According to the complaint, Hunter claims to be a member of the Boogaloo Bois, a loosely-connected anti-government group, and he made statements on social media describing what he did in Minneapolis.

Dozens charged in drug operation

DULUTH (AP) — More than three dozen people have been charged in St. Louis County in connection with a Chicago-based drug trafficking ring that operated throughout Minnesota, Wisconsin and Iowa, authorities said.

Duluth police said Thursday that this week’s coordinated drug bust led to 35 arrests in Minnesota — from Rochester in the southern part of the state to the Iron Range in the north. An additional five men in state prisons were also charged, and more arrests are possible.
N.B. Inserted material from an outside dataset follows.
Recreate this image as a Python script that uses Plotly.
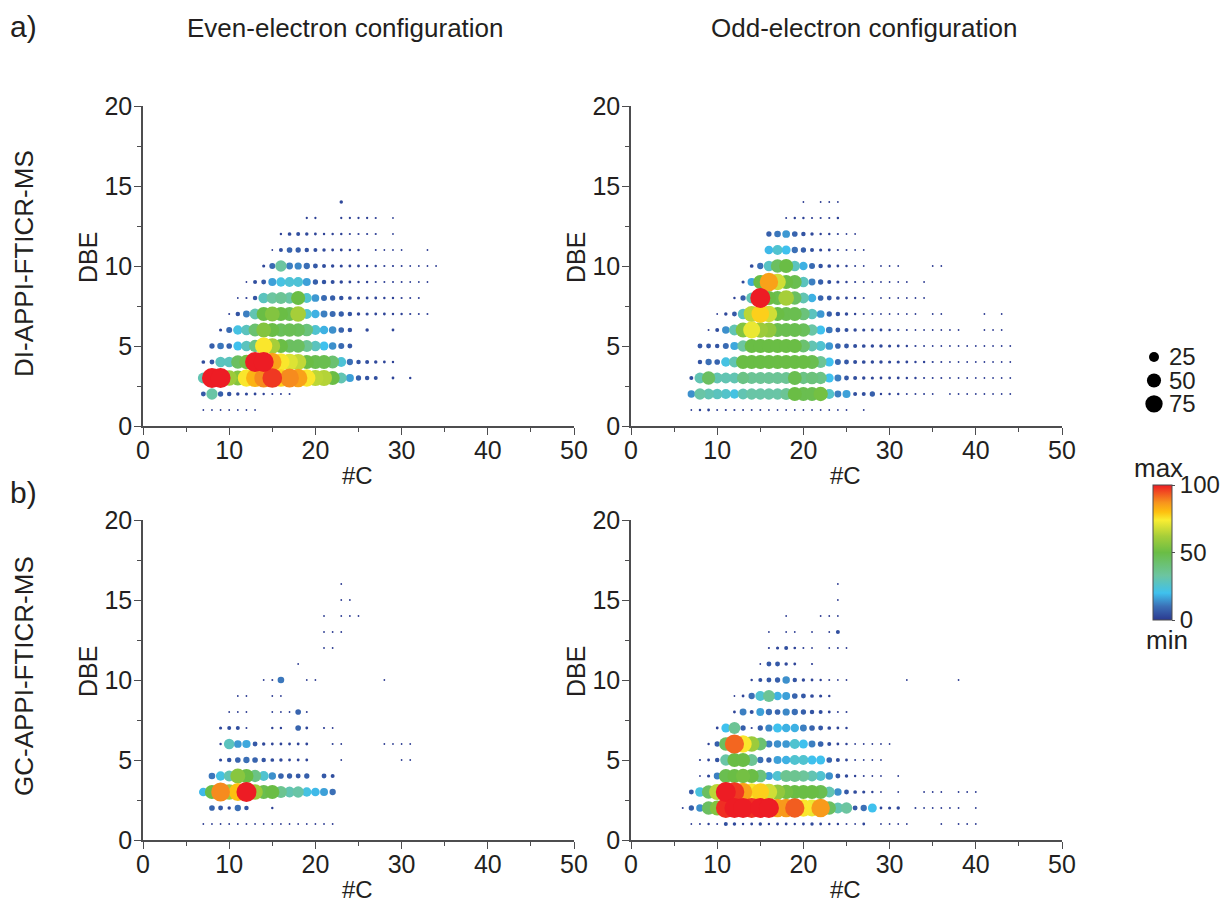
import plotly.graph_objects as go

N = None
# Each panel: DBE rows, first carbon number of each row, intensity values along the row (None = no peak)
a_even_dbe = [14, 13, 12, 11, 10, 9, 8, 7, 6, 5, 4, 3, 2, 1]
a_even_first_c = [23, 19, 16, 15, 14, 12, 11, 10, 9, 8, 7, 7, 7, 7]
a_even_values = [
    [3],
    [1.3, 1.3, N, N, 1.3, 1.3, 1.3, 1.3, 1.2, N, .7],
    [1.5, 3.5, 4, 3, 2, 1.5, 1.5, 1.5, 1.2, 1.2, 1.2, 1.2, N, .8],
    [.7, 4, 8, 7, 5, 4, 3, 2, 2, 1.5, 1.5, N, 1, .8, .8, .7, N, N, .4],
    [2.5, 9, 33, 12, 13, 10, 6, 4, 3, 2.5, 2, 2, 1.5, 1.5, 1.2, 1.2, 1, .8, .6, .4, .3],
    [.5, 4, 6, 16, 22, 24, 24, 16, 7, 5, 4, 3, 2, 1.5, 1.5, 1.2, 1, 1, 1, .8, .7, .5],
    [.7, 1.2, 5, 28, 33, 35, 32, 50, 25, 15, 9, 7, 5, 3.5, 2.5, 2, 2, 1.5, 1.5, 1.2, 1, 1],
    [1, 5, 12, 30, 50, 55, 50, 48, 62, 25, 18, 12, 9, 7, 5, 3, 2.5, 2, 2, 1.5, 1.5, 1.2, 1, 1],
    [2.5, 9, 22, 28, 42, 55, 50, 46, 47, 46, 40, 25, 18, 14, 8, 5, N, 3, N, N, 2],
    [7, 11, 8, 20, 28, 38, 75, 62, 50, 45, 45, 35, 28, 20, 14, 9, 6],
    [3.5, 6, 28, 28, 45, 52, 100, 100, 85, 75, 70, 66, 50, 48, 48, 42, 24, 10, 5, 4, 3, 2, 1.5],
    [30, 100, 100, 60, 55, 75, 82, 88, 97, 78, 88, 85, 75, 65, 64, 50, 30, 16, 7, 5, 4, N, 2, N, 1.5],
    [6, 32, 7, 5, 3, 2.5, 2, 1.5, 1, 1, 1],
    [.8, .8, .8, .8, .8, .8, .8],
]

a_odd_dbe = [14, 13, 12, 11, 10, 9, 8, 7, 6, 5, 4, 3, 2, 1]
a_odd_first_c = [20, 18, 16, 16, 14, 13, 12, 10, 9, 8, 8, 7, 7, 7]
a_odd_values = [
    [.3, N, .3, .3, .3],
    [1, 1.5, 1.5, 1.2, 1.2, 1.2, 1.5],
    [7, 11, 15, 8, 5, 3, 1.5, 1.5, 1.2, .7, .5],
    [19, 25, 20, 10, 7, 4, 2.5, 2, 1.2, 1, .7, .5],
    [3.5, 10, 27, 45, 50, 28, 18, 9, 5, 3.5, 2, 1.5, 1, .7, N, .3, .3, .3, N, N, N, .2, .2],
    [2.5, 17, 50, 85, 68, 50, 48, 28, 12, 7, 4, 2.5, 1.5, 1.2, 1, .7, .6, .5, .4, .4, N, .2],
    [1.5, 7, 30, 100, 50, 48, 62, 45, 30, 18, 8, 6, 3.5, 2, 1.5, 1.2, N, .5, .5, .4, .4, .3, .3],
    [.8, 3, 6, 28, 65, 78, 68, 50, 48, 48, 40, 28, 15, 7, 5, 3, 1.5, 1.2, 1, .8, .7, .6, .6, .5, N, .3, .3,
     N, N, N, N, .2, N, .2],
    [1, 4, 14, 30, 55, 72, 60, 58, 48, 48, 48, 46, 32, 20, 11, 6, 4, 3, 2.5, 2, 2, 1.5, 1.2, 1, .8, .6, .5, .4,
     .4, .4, N, N, .2, .2, .2],
    [6, 6, 5, 9, 17, 33, 50, 50, 50, 50, 50, 50, 42, 30, 25, 15, 8, 6, 4, 3.5, 3, 3, 2.5, 2, 1.5, 1.2, 1, .8,
     .7, .6, .5, .5, .4, .4, .4, .4, .3],
    [5, 10, 8, 22, 30, 50, 50, 50, 50, 50, 50, 50, 50, 48, 35, 20, 9, 6, 4, 3.5, 3, 3, 2.5, 2.5, 2, 1.5, 1.5,
     1.2, 1, .8, .8, .7, .6, .6, .5, .5, .4],
    [4, 30, 45, 30, 30, 30, 38, 35, 35, 35, 35, 35, 48, 38, 40, 38, 20, 12, 6, 4, 3, 2.5, 2, 2, 2, 1.5, 1.5,
     1.2, 1, 1, .8, .8, .7, .7, .6, .6, .5, .5],
    [14, 32, 30, 28, 26, 22, 30, 32, 32, 32, 32, 35, 50, 48, 48, 52, 26, 12, 16, 4, 4, 7, 1.5, 1.5, 1.5, 1, 1,
     1, .8, N, .6, .6, .6, .6, .6, .6, .5, .5],
    [.8, 1.5, 2, 1, 1.2, 1.2, 1, 1, 1, .8, .8, .8, .7, .7, .7, .7, .7, .5, .4, N, .3],
]

b_even_dbe = [16, 15, 14, 13, 12, 11, 10, 9, 8, 7, 6, 5, 4, 3, 2, 1]
b_even_first_c = [23, 23, 21, 21, 21, 18, 14, 11, 10, 9, 9, 9, 8, 7, 8, 7]
b_even_values = [
    [.2],
    [.2, .2],
    [.3, N, .7, .4, .2],
    [.3, .3, .3],
    [.3, .3],
    [.3],
    [.5, 1, 11, N, N, .6, .4, N, N, N, N, N, N, N, .4],
    [.3, .3, N, N, .5, .5],
    [.3, .5, .6, N, N, .7, .7, .7, 8, .9],
    [2.5, 4, 4, 1, N, N, 1.5, 1.5, N, 8, 2, N, 1.2, .4],
    [1.5, 28, 15, 17, 6, 3, 2, 2, 2, 2, 2, N, N, 1, .3, N, N, N, N, .3, .3, .3, .3],
    [2.5, 5, 8, 10, 8, 5, 3.5, 3, 2, 2, 2, N, N, N, .3, N, N, N, N, N, N, .3, .3],
    [11, 22, 30, 56, 50, 38, 25, 14, 8, 7, 6, 7, N, 6, 4],
    [19, 50, 88, 60, 80, 100, 60, 48, 50, 36, 30, 32, 22, 19, 16, 10],
    [8, 6, 3, 10, 5, N, N, 1.5],
    [.3, .3, .6, .6, .9, .9, .6, .5, .5, .4, .4, .4, .4, .4, .4, .4],
]

b_odd_dbe = [16, 15, 14, 13, 12, 11, 10, 9, 8, 7, 6, 5, 4, 3, 2, 1]
b_odd_first_c = [24, 24, 18, 16, 16, 15, 14, 12, 12, 10, 9, 8, 8, 7, 6, 7]
b_odd_values = [
    [.2],
    [.2],
    [.3, N, N, N, .2, .2, .3],
    [.3, N, .7, .7, N, .5, N, .4, 4],
    [1.2, 2.5, 4, 1.8, 1, .7, N, .7, 1, .4],
    [.4, 6, 6, 3, 2, N, 1.2],
    [1.5, 4, 6, 7, 14, 5, 3, 2, 1.5, 1, .4, .3, N, N, N, N, N, N, .3, N, N, N, N, N, .3],
    [.5, 2, 10, 25, 35, 18, 16, 8, 6, 3.5, 2.5, 1.5],
    [2, 12, 4, 16, 10, 8, 13, 10, 7, 5, 4, 2, 1, 1],
    [2, 20, 35, 7, 1.2, 7, 13, 20, 18, 18, 12, 8, 6, 3.5, 2, 1.5],
    [1.5, 7, 45, 92, 75, 60, 42, 12, 14, 15, 25, 20, 12, 8, 4, 2, 1.5, .7, .4, .3, .3, .3],
    [1.2, 2, 5, 32, 50, 50, 35, 10, 7, 16, 18, 25, 25, 20, 20, 8, 4, 2, 1, .7, .3, .3],
    [.6, 2.5, 12, 48, 50, 52, 50, 40, 16, 25, 36, 36, 34, 30, 25, 14, 6, 3, 1.5, 1, .7, .4, N, .3],
    [6, 23, 45, 65, 100, 97, 85, 75, 78, 68, 58, 52, 50, 50, 50, 48, 30, 14, 6, 3.5, 2.5, 1.5, .7, N, .3, N, N,
     .2, .2, .2, N, .2, .2, .2],
    [1, 7, 14, 45, 55, 98, 100, 100, 98, 100, 100, 85, 86, 93, 75, 72, 86, 45, 30, 33, 6, 10, 20, 2, 2.5, 3, N,
     1, .7, .5, .4, .4, .3, N, .3],
    [.4, 1, 1.5, 1, 4, 3, 1.5, 2, 3, 1.5, 2, 2, 1.5, 2, 3, 2, 1.5, 1.5, 1, .8, 2, N, .5, .5, .4, .3, N, N, N,
     .2, N, .2, .2, .2],
]

x_ticks = [0, 10, 20, 30, 40, 50]
y_ticks = [0, 5, 10, 15, 20]
legend_values = [75, 50, 25]
colorbar_ticks = [0, 50, 100]
colors = [
    [0.00, "#2b3990"], [0.10, "#3b6fb6"], [0.20, "#3fc1ee"], [0.33, "#6cc5a0"],
    [0.50, "#6abd45"], [0.62, "#a6ce39"], [0.74, "#f9ed32"], [0.80, "#fdc010"],
    [0.87, "#f7941d"], [1.00, "#ed1c24"],
]

W, H = 1224, 902
M = 36  # fixed margin, so that nothing can push the plot area
FONT = "Liberation Sans"
INK = "#231f20"
AXIS = "#4d4d4f"
SIZEREF = 2 * 100 / 20 ** 2


def fx(p):
    return (p - M) / (W - 2 * M)


def fy(p):
    return 1 - (p - M) / (H - 2 * M)


def expand(dbes, starts, rows):
    xs, ys, vs = [], [], []
    for d, c0, row in zip(dbes, starts, rows):
        for i, v in enumerate(row):
            if v is not None:
                xs.append(c0 + i)
                ys.append(d)
                vs.append(v)
    order = sorted(range(len(vs)), key=lambda k: vs[k])
    return [xs[k] for k in order], [ys[k] for k in order], [vs[k] for k in order]


def label(text, x, y, size=26, angle=0):
    return dict(text=text, x=fx(x), y=fy(y), xref="paper", yref="paper", showarrow=False, textangle=angle,
                font=dict(size=size, color=INK, family=FONT), xanchor="center", yanchor="middle")


panels = [
    (a_even_dbe, a_even_first_c, a_even_values, 143, 574, 106, 426),
    (a_odd_dbe, a_odd_first_c, a_odd_values, 631, 1062, 106, 426),
    (b_even_dbe, b_even_first_c, b_even_values, 143, 574, 520, 840),
    (b_odd_dbe, b_odd_first_c, b_odd_values, 631, 1062, 520, 840),
]

fig = go.Figure()
layout = {}
axis_titles = []
for n, (d, s, r, x0, x1, y0, y1) in enumerate(panels, start=1):
    xs, ys, vs = expand(d, s, r)
    fig.add_trace(go.Scatter(
        x=xs, y=ys, mode="markers", xaxis=f"x{n}", yaxis=f"y{n}", showlegend=False, cliponaxis=False,
        marker=dict(size=vs, sizemode="area", sizeref=SIZEREF, sizemin=0.9, color=vs, coloraxis="coloraxis",
                    line_width=0, opacity=1),
    ))
    common = dict(
        showline=True, linecolor=AXIS, linewidth=1.6, ticks="outside", tickcolor=AXIS, tickwidth=1.4,
        showgrid=False, zeroline=False, ticklen=7, tickfont=dict(size=25, color=INK, family=FONT),
    )
    layout[f"xaxis{n}"] = dict(
        common, domain=[fx(x0), fx(x1)], range=[0, 50], anchor=f"y{n}", tickvals=x_ticks, ticklabelstandoff=-6,
        minor=dict(dtick=5, ticks="outside", ticklen=4, tickcolor=AXIS, tickwidth=1.2),
    )
    layout[f"yaxis{n}"] = dict(
        common, domain=[fy(y1), fy(y0)], range=[0, 20], anchor=f"x{n}", tickvals=y_ticks, ticklabelstandoff=-3,
        minor=dict(dtick=2.5, ticks="outside", ticklen=4, tickcolor=AXIS, tickwidth=1.2),
    )
    axis_titles.append(label("#C", (x0 + x1) / 2 - 1, y1 + 49, 24))
    axis_titles.append(label("DBE", x0 - 55, y1 - 168, 25, -90))

# size key, drawn through its own hidden axes
fig.add_trace(go.Scatter(
    x=[0, 0, 0], y=[str(v) for v in legend_values], mode="markers", xaxis="x5", yaxis="y5", showlegend=False,
    marker=dict(size=legend_values, sizemode="area", sizeref=SIZEREF, color="black", line_width=0, opacity=1),
))
layout["xaxis5"] = dict(domain=[fx(1140), fx(1168)], visible=False, range=[-1, 1], anchor="y5")
layout["yaxis5"] = dict(
    domain=[fy(417), fy(348)], side="right", anchor="x5", type="category", showline=False, showgrid=False,
    zeroline=False, ticks="", tickfont=dict(size=24, color=INK, family=FONT), tickmode="linear", dtick=1,
    tick0=0, categoryorder="array", categoryarray=[str(v) for v in legend_values],
)

fig.update_layout(
    width=W, height=H, margin=dict(l=M, r=M, t=M, b=M, autoexpand=False), paper_bgcolor="white",
    plot_bgcolor="white", font=dict(family=FONT, color=INK),
    coloraxis=dict(
        cmin=0, cmax=100, colorscale=colors,
        colorbar=dict(
            thickness=19, thicknessmode="pixels", len=135, lenmode="pixels", x=fx(1153), xanchor="left",
            y=fy(620), yanchor="bottom", tickvals=colorbar_ticks, ticks="outside", ticklen=3, tickcolor=AXIS,
            outlinecolor=AXIS, outlinewidth=1, tickfont=dict(size=24, color=INK, family=FONT), xpad=0, ypad=0,
        ),
    ),
    annotations=[
        label("a)", 23, 26, 30),
        label("b)", 23, 492, 30),
        label("Even-electron configuration", 345, 28),
        label("Odd-electron configuration", 864, 28),
        label("DI-APPI-FTICR-MS", 24, 264, 26, -90),
        label("GC-APPI-FTICR-MS", 24, 676, 26, -90),
        label("max", 1158, 468, 26),
        label("min", 1167, 640, 26),
    ] + axis_titles,
    **layout,
)

fig.write_html("out.html", config=dict(displayModeBar=False),
               post_script="document.body.style.margin='0';document.body.style.overflow='hidden';")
Police said they seized roughly 1,207 grams of meth and 527 grams of heroin and fentanyl.They estimated that the operation sold more than $1 million of opioids, meth and cocaine so far this year, the Star Tribune reported.

According to a criminal complaint for the alleged leader of the local organization, the trafficking group was tied to a Chicago-based gang and the members “conspired to make their mixtures of heroin and fentanyl stronger, to make it more appealing to their consumer base, and make it stronger than what their competition is selling.”

St. Louis County Attorney Mark Rubin said all cases are being prosecuted in the state court at this time, though federal charges are possible.